◆ GIVEN EXERCISE ◆
Only the lines from the start of the data through the line with "from matplotlib.lines import Line2D" belong in the copy. Restate them word for word, minus the pictures.

>> BEGIN RECORDED DATA

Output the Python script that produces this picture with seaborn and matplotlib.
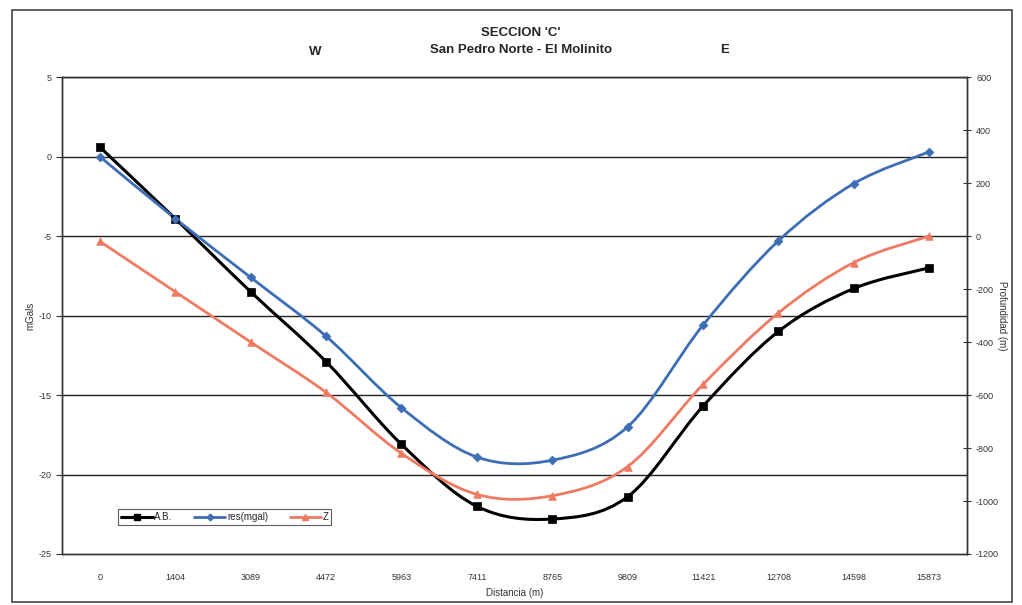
import numpy as np
import pandas as pd
import matplotlib
matplotlib.use("Agg")
import matplotlib.pyplot as plt
import seaborn as sns
from matplotlib.path import Path
from matplotlib.patches import PathPatch, Rectangle
from matplotlib.lines import Line2D

distances = ["0", "1404", "3089", "4472", "5963", "7411", "8765", "9809",
             "11421", "12708", "14598", "15873"]
ab_mgal = [0.6, -3.9, -8.5, -12.9, -18.1, -22.0, -22.8, -21.4, -15.7, -11.0, -8.3, -7.0]
res_mgal = [0.0, -3.9, -7.6, -11.3, -15.8, -18.9, -19.1, -17.0, -10.6, -5.3, -1.7, 0.3]
z_m = [-20, -210, -400, -590, -820, -975, -980, -870, -560, -290, -100, 0]

sns.set_theme(style="white")
plt.rcParams['font.family'] = ['Liberation Sans', 'DejaVu Sans']
plt.rcParams['axes.unicode_minus'] = False

BLUE = "#3d6db4"
RED = "#ee7a62"

fig = plt.figure(figsize=(10.22, 6.05), dpi=100)
ax = fig.add_axes([0.0607, 0.0843, 0.8855, 0.7884])
ax2 = ax.twinx()

xi = np.arange(len(distances))


def smooth_path(x, y, t=1/6):
    x = np.asarray(x, float); y = np.asarray(y, float)
    verts = [(x[0], y[0])]
    codes = [Path.MOVETO]
    n = len(x)
    for i in range(n - 1):
        p0 = (x[i-1], y[i-1]) if i > 0 else (x[i], y[i])
        p1 = (x[i], y[i]); p2 = (x[i+1], y[i+1])
        p3 = (x[i+2], y[i+2]) if i + 2 < n else (x[i+1], y[i+1])
        c1 = (p1[0] + (p2[0]-p0[0])*t, p1[1] + (p2[1]-p0[1])*t)
        c2 = (p2[0] - (p3[0]-p1[0])*t, p2[1] - (p3[1]-p1[1])*t)
        verts += [c1, c2, p2]
        codes += [Path.CURVE4]*3
    return Path(verts, codes)


series = [
    (ax, ab_mgal, "black", "s", "A.B.", 2.2, 6),
    (ax, res_mgal, BLUE, "D", "res(mgal)", 2.0, 4.5),
    (ax2, z_m, RED, "^", "Z", 2.0, 5.5),
]
handles = []
for a, vals, col, mk, lab, lw, ms in series:
    a.add_patch(PathPatch(smooth_path(xi, vals), facecolor="none", edgecolor=col,
                          lw=lw, zorder=3))
    df = pd.DataFrame({"x": xi, "y": vals})
    sns.scatterplot(data=df, x="x", y="y", ax=a, marker=mk, color=col, s=ms**2,
                    edgecolor=col, linewidth=0.5, zorder=4, legend=False)
    handles.append(Line2D([], [], color=col, lw=lw, marker=mk, markersize=ms * 0.75, label=lab))

ax.set_xlim(-0.5, len(distances) - 0.5)
ax.set_ylim(-25, 5)
ax2.set_ylim(-1200, 600)
ax.set_yticks(np.arange(-25, 6, 5))
ax2.set_yticks(np.arange(-1200, 601, 200))
ax.set_xticks(xi)
ax.set_xticklabels(distances)
ax.set_xticks(np.arange(-0.5, len(distances), 1), minor=True)
ax.tick_params(axis="x", which="major", length=0, pad=14, labelsize=6.5, colors="#333333")
ax.tick_params(axis="x", which="minor", length=6, direction="inout", width=0.8, color="#444444")
ax.tick_params(axis="y", length=4, direction="out", width=0.8, labelsize=6.5, colors="#333333",
               left=True)
ax2.tick_params(axis="y", length=6, direction="inout", width=0.8, labelsize=6.5,
                colors="#333333", right=True)
for lab in ax.get_yticklabels() + ax2.get_yticklabels() + ax.get_xticklabels():
    lab.set_color("#333333")

for v in np.arange(-20, 6, 5):
    ax.axhline(v, color="#222222", lw=1.0, zorder=1)

for a in (ax, ax2):
    for s in a.spines.values():
        s.set_visible(True)
        s.set_color("#333333")
        s.set_linewidth(1.0)
ax.set_xlabel("Distancia (m)", fontsize=7, color="#333333", labelpad=4)
ax.set_ylabel("mGals", fontsize=7, color="#333333", labelpad=2)
ax2.set_ylabel("Profundidad (m)", fontsize=7, color="#333333", rotation=270, labelpad=6)

leg = ax.legend(handles=handles, loc="lower left", bbox_to_anchor=(0.057, 0.05), ncol=3,
                fontsize=7, frameon=True, fancybox=False, borderpad=0.3,
                handlelength=3.2, handletextpad=0.2, columnspacing=2.2)
leg.get_frame().set_edgecolor("#333333")
leg.get_frame().set_linewidth(0.8)
leg.set_zorder(10)

fig.text(0.51, 0.945, "SECCION 'C'", ha="center", va="center", fontsize=9.5, fontweight="bold")
fig.text(0.51, 0.917, "San Pedro Norte - El Molinito", ha="center", va="center",
         fontsize=9.5, fontweight="bold")
fig.text(0.308, 0.914, "W", ha="center", va="center", fontsize=9.5, fontweight="bold")
fig.text(0.709, 0.917, "E", ha="center", va="center", fontsize=9.5, fontweight="bold")

fig.patches.append(Rectangle((0.012, 0.005), 0.978, 0.978, transform=fig.transFigure,
                             fill=False, edgecolor="#444444", lw=1.2))

fig.savefig("out.png", dpi=100, facecolor="white")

>> END RECORDED DATA

◆ OUTPUT BELOW ◆
Output the Python script that produces this picture with seaborn and matplotlib.
import numpy as np
import pandas as pd
import matplotlib
matplotlib.use("Agg")
import matplotlib.pyplot as plt
import seaborn as sns
from matplotlib.path import Path
from matplotlib.patches import PathPatch, Rectangle
from matplotlib.lines import Line2D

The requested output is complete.